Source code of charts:
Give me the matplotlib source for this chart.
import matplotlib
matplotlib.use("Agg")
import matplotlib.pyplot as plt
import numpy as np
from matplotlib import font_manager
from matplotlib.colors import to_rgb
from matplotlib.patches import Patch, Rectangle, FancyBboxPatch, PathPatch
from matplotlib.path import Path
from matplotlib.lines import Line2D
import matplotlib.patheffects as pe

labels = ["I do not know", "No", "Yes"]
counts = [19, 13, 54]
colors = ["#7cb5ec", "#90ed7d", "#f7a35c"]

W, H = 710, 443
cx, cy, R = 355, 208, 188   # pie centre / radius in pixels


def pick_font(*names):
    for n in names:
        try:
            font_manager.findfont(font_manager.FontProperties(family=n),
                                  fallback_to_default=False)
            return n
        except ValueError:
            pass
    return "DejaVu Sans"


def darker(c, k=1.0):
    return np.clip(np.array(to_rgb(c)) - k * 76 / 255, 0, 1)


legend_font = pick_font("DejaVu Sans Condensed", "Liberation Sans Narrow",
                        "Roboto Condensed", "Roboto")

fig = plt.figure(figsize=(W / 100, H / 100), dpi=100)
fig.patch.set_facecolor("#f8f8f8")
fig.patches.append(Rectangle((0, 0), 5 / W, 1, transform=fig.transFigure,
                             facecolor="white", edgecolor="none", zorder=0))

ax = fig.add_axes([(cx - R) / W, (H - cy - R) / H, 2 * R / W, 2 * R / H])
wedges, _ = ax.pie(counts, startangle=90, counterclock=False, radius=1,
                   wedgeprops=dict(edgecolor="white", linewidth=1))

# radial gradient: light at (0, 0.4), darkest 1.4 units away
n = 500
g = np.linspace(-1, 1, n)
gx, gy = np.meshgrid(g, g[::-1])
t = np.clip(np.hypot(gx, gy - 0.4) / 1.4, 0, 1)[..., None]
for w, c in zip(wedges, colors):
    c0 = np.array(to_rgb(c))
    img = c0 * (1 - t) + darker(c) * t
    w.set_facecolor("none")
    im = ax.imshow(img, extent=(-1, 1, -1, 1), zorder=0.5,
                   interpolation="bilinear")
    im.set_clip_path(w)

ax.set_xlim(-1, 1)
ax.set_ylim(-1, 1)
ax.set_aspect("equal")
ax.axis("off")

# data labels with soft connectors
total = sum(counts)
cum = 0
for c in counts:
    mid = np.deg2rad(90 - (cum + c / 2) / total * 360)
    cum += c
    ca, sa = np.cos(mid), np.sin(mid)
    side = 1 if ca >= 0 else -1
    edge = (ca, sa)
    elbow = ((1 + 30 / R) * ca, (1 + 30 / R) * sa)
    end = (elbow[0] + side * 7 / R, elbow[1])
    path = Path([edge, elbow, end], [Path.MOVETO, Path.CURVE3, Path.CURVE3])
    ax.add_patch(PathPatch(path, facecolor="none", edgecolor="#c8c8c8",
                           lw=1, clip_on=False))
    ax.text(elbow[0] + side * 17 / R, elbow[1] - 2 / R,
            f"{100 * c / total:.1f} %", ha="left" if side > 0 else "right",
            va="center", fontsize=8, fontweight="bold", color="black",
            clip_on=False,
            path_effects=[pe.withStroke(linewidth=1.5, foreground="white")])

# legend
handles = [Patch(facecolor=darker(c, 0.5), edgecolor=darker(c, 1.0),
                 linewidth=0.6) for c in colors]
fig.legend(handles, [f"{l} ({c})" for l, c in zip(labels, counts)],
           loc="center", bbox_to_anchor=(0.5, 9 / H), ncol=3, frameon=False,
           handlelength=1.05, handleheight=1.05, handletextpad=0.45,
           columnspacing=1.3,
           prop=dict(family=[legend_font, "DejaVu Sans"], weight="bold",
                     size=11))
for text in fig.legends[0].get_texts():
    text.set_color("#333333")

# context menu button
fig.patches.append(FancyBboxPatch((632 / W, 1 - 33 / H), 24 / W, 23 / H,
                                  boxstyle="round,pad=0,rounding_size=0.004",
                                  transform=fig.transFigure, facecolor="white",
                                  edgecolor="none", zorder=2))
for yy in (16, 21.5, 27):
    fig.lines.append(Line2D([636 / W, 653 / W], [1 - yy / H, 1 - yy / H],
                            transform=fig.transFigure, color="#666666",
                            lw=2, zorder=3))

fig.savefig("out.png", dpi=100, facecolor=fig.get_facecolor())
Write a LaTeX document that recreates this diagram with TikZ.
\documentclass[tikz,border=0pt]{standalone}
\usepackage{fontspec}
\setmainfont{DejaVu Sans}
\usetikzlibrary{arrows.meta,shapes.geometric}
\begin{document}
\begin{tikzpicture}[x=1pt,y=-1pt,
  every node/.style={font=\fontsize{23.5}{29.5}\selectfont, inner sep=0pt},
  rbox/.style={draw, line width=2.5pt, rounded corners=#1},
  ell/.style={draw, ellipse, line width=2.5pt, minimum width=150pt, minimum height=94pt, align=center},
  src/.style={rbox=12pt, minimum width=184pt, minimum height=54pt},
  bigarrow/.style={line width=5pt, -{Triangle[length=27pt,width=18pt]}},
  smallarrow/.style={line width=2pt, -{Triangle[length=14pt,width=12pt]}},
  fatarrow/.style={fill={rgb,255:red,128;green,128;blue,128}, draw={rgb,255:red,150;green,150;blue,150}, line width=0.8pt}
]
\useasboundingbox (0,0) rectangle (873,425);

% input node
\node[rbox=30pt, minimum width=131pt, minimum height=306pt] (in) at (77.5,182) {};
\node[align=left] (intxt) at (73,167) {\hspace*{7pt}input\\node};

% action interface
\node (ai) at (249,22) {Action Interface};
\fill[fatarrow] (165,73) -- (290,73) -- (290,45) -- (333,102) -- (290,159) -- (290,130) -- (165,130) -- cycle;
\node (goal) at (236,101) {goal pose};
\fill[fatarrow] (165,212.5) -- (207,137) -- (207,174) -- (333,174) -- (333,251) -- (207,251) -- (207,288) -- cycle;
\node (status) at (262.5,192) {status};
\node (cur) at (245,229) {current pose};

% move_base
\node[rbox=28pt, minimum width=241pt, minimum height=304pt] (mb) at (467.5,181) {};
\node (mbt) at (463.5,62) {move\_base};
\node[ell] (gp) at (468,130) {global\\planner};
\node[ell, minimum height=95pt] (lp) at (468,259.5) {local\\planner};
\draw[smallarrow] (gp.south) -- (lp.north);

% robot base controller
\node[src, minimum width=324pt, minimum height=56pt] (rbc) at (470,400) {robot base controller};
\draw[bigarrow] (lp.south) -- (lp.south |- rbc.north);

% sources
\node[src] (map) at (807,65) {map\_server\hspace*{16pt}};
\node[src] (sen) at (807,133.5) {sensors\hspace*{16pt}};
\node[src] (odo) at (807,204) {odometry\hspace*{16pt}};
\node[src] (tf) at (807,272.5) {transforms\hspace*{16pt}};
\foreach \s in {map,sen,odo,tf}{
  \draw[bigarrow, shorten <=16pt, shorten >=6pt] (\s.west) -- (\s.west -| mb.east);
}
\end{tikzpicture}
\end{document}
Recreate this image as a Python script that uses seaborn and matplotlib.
--
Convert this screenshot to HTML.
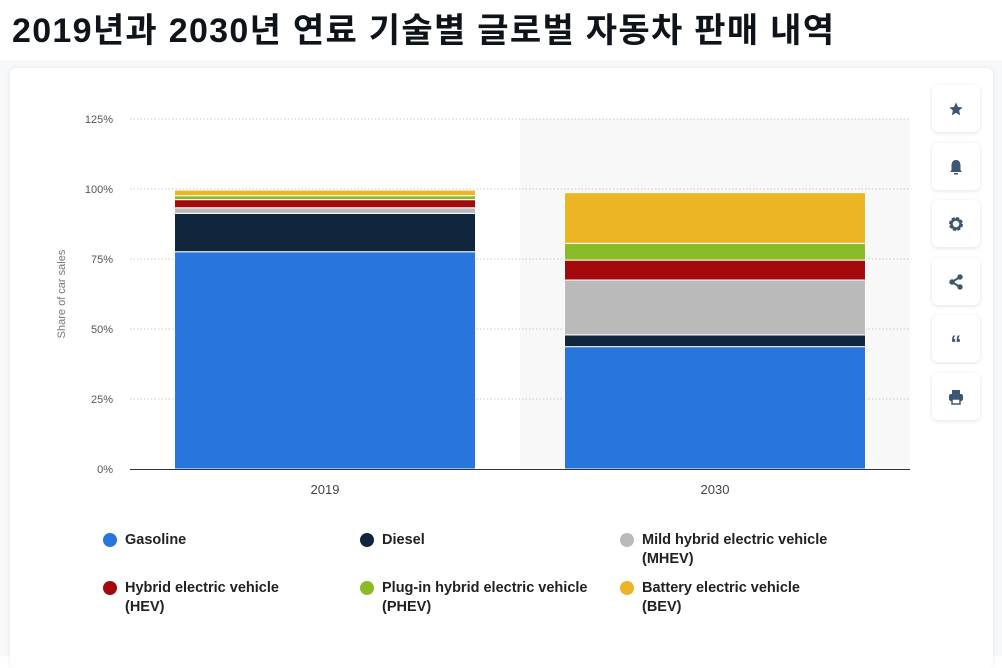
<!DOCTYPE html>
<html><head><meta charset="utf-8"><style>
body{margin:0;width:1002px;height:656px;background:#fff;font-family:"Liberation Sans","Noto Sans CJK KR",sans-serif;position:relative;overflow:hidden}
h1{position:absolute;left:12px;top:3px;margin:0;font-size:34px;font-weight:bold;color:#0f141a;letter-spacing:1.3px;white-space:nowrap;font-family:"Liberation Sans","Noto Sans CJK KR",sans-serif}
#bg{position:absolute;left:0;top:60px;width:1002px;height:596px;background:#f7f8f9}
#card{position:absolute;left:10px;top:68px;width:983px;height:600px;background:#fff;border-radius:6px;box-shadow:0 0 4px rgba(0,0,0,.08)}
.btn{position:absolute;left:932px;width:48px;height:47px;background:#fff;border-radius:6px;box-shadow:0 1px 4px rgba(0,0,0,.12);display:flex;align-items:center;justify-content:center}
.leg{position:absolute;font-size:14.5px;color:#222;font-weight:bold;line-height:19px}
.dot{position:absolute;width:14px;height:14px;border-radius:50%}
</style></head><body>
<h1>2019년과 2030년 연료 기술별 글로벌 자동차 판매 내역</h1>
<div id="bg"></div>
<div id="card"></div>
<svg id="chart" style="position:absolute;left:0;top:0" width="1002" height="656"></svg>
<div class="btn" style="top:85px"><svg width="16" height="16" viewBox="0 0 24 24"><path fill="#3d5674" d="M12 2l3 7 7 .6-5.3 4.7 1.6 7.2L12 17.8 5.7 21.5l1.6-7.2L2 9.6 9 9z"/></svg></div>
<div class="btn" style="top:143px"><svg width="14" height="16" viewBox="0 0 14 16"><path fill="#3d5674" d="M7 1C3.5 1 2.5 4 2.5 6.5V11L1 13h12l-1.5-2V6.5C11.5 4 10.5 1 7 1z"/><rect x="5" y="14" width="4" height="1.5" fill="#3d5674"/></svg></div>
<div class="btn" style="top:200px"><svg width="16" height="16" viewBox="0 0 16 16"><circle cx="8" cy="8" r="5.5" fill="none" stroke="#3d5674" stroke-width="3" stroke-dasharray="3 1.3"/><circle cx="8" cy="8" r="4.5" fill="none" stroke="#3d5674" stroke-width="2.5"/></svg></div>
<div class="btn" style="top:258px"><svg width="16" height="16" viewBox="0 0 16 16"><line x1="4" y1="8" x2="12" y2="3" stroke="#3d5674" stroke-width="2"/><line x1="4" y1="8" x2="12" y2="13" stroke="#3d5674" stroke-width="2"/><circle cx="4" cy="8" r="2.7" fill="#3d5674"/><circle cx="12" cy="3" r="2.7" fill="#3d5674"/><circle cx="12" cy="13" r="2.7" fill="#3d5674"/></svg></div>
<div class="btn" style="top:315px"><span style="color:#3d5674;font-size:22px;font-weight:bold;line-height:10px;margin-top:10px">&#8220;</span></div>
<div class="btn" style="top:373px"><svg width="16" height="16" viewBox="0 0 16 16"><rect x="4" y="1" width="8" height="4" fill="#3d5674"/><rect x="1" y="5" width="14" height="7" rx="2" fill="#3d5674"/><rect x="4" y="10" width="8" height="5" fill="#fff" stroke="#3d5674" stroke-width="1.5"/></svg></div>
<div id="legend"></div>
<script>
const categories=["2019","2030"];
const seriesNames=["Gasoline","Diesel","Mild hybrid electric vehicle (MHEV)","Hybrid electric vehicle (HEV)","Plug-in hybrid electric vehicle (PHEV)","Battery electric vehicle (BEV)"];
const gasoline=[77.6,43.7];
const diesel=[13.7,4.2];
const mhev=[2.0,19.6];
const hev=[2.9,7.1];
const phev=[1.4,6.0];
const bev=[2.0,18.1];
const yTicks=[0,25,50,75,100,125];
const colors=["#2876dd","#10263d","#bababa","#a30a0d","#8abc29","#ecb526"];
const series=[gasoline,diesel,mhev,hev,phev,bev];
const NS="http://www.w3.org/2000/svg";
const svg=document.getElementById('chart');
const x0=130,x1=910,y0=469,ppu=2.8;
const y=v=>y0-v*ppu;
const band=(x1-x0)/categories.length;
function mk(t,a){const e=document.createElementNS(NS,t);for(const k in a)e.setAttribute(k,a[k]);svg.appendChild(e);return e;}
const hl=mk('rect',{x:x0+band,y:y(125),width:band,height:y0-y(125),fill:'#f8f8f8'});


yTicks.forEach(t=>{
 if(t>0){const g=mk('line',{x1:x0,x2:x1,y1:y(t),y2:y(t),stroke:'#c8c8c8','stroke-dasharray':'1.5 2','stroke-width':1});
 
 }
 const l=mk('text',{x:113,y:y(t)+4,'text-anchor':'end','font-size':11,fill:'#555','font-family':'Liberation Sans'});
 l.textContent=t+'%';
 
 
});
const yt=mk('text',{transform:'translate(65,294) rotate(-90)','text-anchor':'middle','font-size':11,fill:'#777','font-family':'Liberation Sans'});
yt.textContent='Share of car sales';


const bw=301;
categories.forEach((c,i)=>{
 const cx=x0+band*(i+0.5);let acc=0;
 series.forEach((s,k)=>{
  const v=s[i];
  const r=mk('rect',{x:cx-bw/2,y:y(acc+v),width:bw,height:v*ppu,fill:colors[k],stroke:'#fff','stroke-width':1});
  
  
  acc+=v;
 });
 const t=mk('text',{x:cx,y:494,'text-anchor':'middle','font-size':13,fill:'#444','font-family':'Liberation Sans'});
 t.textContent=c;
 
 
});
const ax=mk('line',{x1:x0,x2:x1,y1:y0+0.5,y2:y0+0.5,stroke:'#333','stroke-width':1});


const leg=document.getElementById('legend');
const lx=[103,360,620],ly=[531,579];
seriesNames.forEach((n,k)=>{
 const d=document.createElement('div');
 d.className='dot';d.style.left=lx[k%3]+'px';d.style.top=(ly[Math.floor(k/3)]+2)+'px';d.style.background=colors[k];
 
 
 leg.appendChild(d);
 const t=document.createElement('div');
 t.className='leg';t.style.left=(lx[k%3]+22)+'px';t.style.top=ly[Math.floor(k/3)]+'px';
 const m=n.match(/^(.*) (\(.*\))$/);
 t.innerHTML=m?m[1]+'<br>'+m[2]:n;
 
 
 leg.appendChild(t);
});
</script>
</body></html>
==
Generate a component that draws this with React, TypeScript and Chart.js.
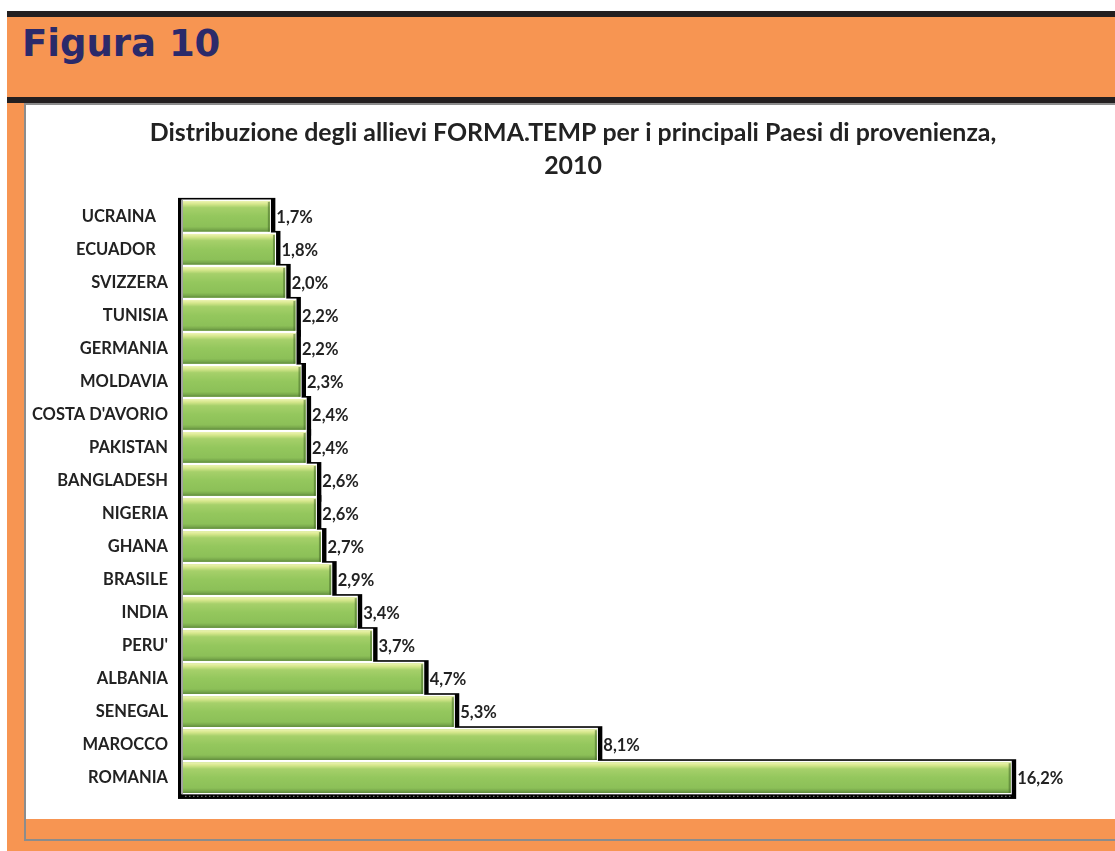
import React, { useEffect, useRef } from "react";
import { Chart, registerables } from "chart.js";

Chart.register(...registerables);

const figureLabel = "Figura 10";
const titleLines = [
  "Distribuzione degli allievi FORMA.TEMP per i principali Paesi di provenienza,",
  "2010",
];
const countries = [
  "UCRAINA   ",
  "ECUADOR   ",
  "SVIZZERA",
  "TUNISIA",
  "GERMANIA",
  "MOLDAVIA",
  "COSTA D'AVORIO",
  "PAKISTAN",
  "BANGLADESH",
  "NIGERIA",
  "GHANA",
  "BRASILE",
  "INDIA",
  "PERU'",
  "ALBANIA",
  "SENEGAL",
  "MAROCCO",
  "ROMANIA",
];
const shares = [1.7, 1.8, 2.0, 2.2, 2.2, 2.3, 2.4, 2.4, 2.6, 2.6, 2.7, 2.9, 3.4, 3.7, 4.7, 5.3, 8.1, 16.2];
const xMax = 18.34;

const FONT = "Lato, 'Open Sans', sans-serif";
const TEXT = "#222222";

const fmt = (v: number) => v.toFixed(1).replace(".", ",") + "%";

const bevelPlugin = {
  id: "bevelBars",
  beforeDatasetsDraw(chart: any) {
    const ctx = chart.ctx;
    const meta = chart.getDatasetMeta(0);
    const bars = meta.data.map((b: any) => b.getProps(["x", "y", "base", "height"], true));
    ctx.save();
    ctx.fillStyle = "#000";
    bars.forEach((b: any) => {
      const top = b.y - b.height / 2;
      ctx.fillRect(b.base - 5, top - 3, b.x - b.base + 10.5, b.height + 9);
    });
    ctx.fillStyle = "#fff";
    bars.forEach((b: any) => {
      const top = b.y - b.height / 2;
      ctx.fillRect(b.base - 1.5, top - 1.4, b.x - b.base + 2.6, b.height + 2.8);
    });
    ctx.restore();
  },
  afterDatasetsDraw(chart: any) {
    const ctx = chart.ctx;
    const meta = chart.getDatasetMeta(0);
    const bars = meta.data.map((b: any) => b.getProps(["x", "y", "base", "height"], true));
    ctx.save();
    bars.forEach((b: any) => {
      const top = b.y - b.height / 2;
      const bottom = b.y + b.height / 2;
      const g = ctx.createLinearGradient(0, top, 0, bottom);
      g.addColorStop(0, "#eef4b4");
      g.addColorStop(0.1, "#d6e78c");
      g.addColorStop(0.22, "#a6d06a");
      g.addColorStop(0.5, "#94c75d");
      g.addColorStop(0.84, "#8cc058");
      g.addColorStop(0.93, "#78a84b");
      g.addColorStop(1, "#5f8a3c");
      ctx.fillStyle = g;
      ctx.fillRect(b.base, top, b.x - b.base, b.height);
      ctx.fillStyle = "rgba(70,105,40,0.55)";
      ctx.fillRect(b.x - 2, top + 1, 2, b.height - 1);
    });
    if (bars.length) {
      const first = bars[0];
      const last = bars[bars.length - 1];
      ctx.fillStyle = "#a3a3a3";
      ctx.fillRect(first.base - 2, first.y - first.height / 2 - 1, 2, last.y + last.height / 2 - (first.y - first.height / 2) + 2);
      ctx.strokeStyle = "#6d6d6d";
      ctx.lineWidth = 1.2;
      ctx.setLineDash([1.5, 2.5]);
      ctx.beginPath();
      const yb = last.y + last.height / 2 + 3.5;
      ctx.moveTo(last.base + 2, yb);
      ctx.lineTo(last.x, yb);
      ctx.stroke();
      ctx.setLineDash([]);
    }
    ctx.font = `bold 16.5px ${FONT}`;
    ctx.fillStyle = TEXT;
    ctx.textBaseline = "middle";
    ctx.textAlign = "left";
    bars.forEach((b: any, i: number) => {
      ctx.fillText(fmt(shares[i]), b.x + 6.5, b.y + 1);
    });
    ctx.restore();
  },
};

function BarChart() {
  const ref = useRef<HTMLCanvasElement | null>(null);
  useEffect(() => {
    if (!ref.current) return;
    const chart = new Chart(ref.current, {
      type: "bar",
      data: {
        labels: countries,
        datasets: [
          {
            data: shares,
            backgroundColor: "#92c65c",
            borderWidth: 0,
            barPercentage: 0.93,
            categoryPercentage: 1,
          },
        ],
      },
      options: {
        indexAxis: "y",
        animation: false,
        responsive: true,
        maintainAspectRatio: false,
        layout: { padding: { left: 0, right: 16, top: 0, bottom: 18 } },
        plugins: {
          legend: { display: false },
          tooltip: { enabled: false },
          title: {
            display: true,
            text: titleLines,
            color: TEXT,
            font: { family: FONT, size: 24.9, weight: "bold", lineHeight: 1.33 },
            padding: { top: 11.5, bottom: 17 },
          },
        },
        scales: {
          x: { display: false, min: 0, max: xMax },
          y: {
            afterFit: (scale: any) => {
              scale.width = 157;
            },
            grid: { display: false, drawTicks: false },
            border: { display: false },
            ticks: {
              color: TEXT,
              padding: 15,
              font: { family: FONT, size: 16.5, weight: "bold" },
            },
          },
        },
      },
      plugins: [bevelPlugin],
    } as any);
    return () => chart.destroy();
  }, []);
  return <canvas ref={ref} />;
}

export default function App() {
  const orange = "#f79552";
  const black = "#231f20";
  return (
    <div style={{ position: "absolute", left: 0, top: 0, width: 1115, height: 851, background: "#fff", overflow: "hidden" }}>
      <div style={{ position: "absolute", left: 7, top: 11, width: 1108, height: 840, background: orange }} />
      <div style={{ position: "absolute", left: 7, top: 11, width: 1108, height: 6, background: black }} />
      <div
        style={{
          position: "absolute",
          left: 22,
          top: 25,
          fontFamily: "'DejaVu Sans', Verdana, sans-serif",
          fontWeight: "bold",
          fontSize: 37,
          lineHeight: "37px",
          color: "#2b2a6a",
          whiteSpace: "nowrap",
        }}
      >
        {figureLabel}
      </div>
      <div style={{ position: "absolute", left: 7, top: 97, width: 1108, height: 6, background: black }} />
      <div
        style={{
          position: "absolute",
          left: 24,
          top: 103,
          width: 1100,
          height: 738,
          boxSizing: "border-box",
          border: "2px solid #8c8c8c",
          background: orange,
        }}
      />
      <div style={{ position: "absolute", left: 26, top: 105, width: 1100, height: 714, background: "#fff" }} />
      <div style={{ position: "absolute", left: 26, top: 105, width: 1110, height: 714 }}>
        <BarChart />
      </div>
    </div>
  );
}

What is expected:
Within the entries above, work out how many lines contain the word "that". The number alone is the answer.

Result below:
3